Shortly after the accident, eyewitness Brittany Liddell called 911.

"She (the dispatcher) was like, 'Was anybody hit?'" Liddell recalled Tuesday. "I was like, 'I don't know' -- and then, that was when I saw the boy laying on the ground, between the truck and the fence."

The text messages to two women were sent at the same time, two minutes before the crash.

Two minutes after the crash on Reed Market Road, when 16-year-old Forrest Cepeda was taking his last breaths after being struck, Conn had a new text waiting for him, from a woman named "Heather."

"Heather" was not in the pickup truck, but the other woman Conn was texting, Stacie Lee, was sitting right next to him.

"Why text the person in the same vehicle as him? I don't understand that -- that's kind of odd," said Liddell.
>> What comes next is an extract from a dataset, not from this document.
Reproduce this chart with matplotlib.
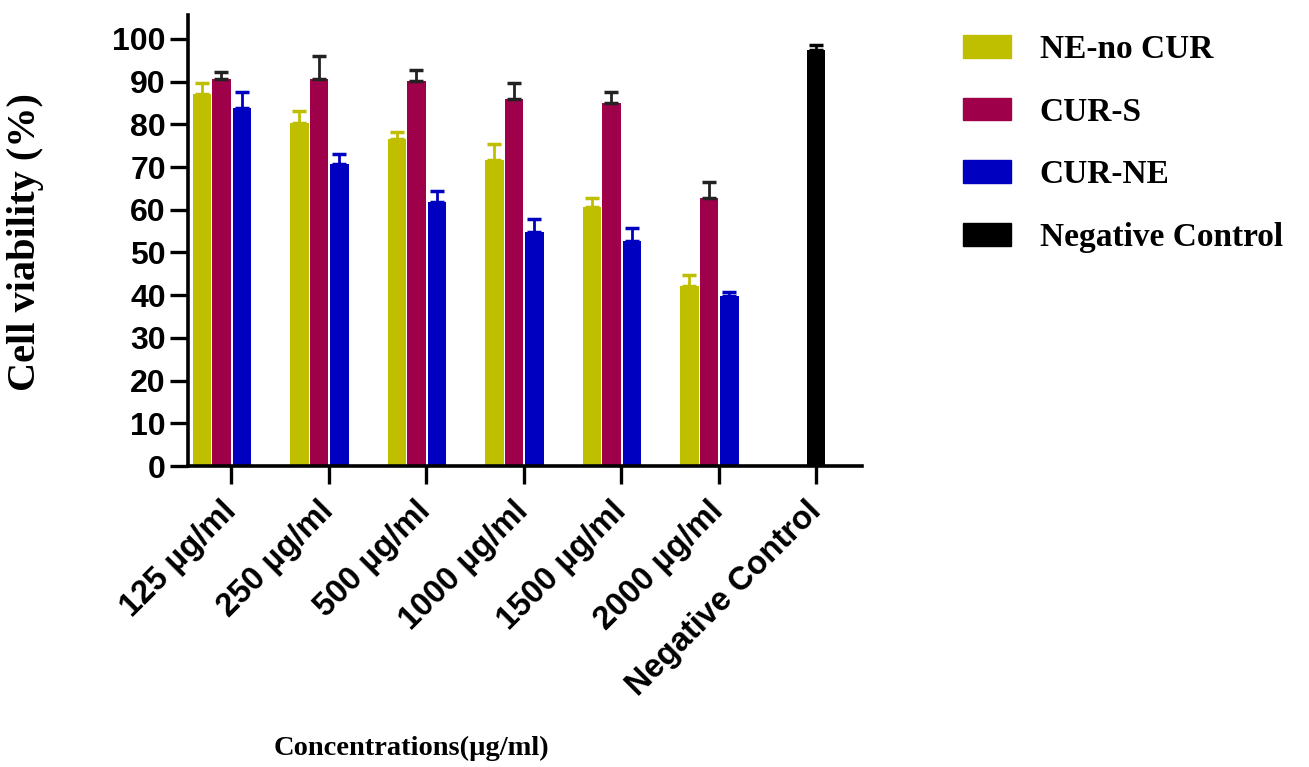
import numpy as np
import matplotlib
matplotlib.use('Agg')
import matplotlib.pyplot as plt
from matplotlib.patches import Patch

# values (upper SEM bars only)
groups = ['125 µg/ml', '250 µg/ml', '500 µg/ml', '1000 µg/ml',
          '1500 µg/ml', '2000 µg/ml', 'Negative Control']
ne_no_cur = [87.0, 80.2, 76.6, 71.7, 60.6, 42.2]
ne_no_cur_err = [2.6, 3.0, 1.7, 3.6, 2.1, 2.5]
cur_s = [90.6, 90.6, 90.2, 85.9, 84.9, 62.8]
cur_s_err = [1.6, 5.3, 2.5, 3.7, 2.7, 3.6]
cur_ne = [83.9, 70.7, 61.8, 54.9, 52.8, 39.7]
cur_ne_err = [3.6, 2.4, 2.5, 3.0, 3.0, 1.0]
neg_control = [97.5]
neg_control_err = [1.0]

yellow = '#bfbf00'
crimson = '#9e0049'
blue = '#0000c0'

fig = plt.figure(figsize=(13.09, 7.67), dpi=100)
ax = fig.add_axes([188 / 1309, 1 - 466 / 767, (862 - 188) / 1309, (466 - 15) / 767])

x = np.arange(len(groups))
w = 0.19
conc = x[:6]

def bars(xpos, vals, errs, color, ecolor):
    ax.bar(xpos, vals, width=w, color=color, edgecolor='none', zorder=2)
    ax.errorbar(xpos, vals, yerr=[np.zeros(len(errs)), errs], fmt='none',
                ecolor=ecolor, elinewidth=2, capsize=5, capthick=2.5, zorder=3)

bars(conc - 0.30, ne_no_cur, ne_no_cur_err, yellow, yellow)
bars(conc - 0.10, cur_s, cur_s_err, crimson, '#222222')
bars(conc + 0.11, cur_ne, cur_ne_err, blue, blue)
bars(x[6:], neg_control, neg_control_err, 'black', 'black')

ax.set_xlim(-0.443, 6.47)
ax.set_ylim(0, 105.6)
ax.set_yticks(np.arange(0, 101, 10))
ax.set_xticks(x)
ax.set_xticklabels(groups, rotation=45, ha='right', va='center',
                   rotation_mode='anchor', fontsize=23.5,
                   fontweight='bold', family='Liberation Sans')
for lab in ax.get_yticklabels():
    lab.set_fontsize(23)
    lab.set_fontweight('bold')
    lab.set_family('Liberation Sans')

for s in ['top', 'right']:
    ax.spines[s].set_visible(False)
for s in ['left', 'bottom']:
    ax.spines[s].set_linewidth(2.6)
ax.tick_params(axis='both', length=13, width=2.4)
ax.tick_params(axis='y', pad=3)
ax.tick_params(axis='x', pad=16)

fig.text(26 / 1309, 1 - 242 / 767, 'Cell viability (%)', rotation=90,
         ha='center', va='center', fontsize=29, fontweight='bold',
         family='Liberation Serif')
fig.text(411 / 1309, 1 - 748 / 767, 'Concentrations(µg/ml)', ha='center',
         va='center', fontsize=20.5, fontweight='bold', family='Liberation Serif')

handles = [Patch(color=c) for c in [yellow, crimson, blue, 'black']]
fig.legend(handles, ['NE-no CUR', 'CUR-S', 'CUR-NE', 'Negative Control'],
           loc='upper left', bbox_to_anchor=(963 / 1309, 1 - 34 / 767),
           frameon=False, borderpad=0, borderaxespad=0, handlelength=1.45,
           handleheight=0.67, handletextpad=0.85, labelspacing=0.95,
           prop={'family': 'Liberation Serif', 'weight': 'bold', 'size': 24})

fig.savefig('out.png', dpi=100)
After the crash ,Conn got a lift home from two Bend police officers who asked him if he'd been texting before the accident.

Court papers show he told them, "No, if I did, I would have pulled over."

Later, Conn's passenger, Lee, backed him up, saying, "He did once, but he pulled over." Lee wasn't able to tell officers where on 27th Street Conn stopped to text.

But a witness driving behind Conn along 27th Street before the crash told police Conn never pulled over and in court documents describe his driving as "flying" and "gunning it."

"I figured it was something to do with how fast he was going," said Liddell.

Conn told detectives he was glancing at his speedometer, to make sure he was going 45 mph on Reed Market Road, when Lee yelled, "Brakes!"

Court papers show Conn sent seven text messages in the hour leading up to the crash. He even had one more to send in his cellphone's draft folder.

Conn hasn't been arrested or charged with a crime. Police said Tuesday the investigation is still in it's early stages. But in the affidavit, one police officer writes there is evidence to believe Conn could be charged with criminally negligent homicide, manslaughter and reckless driving.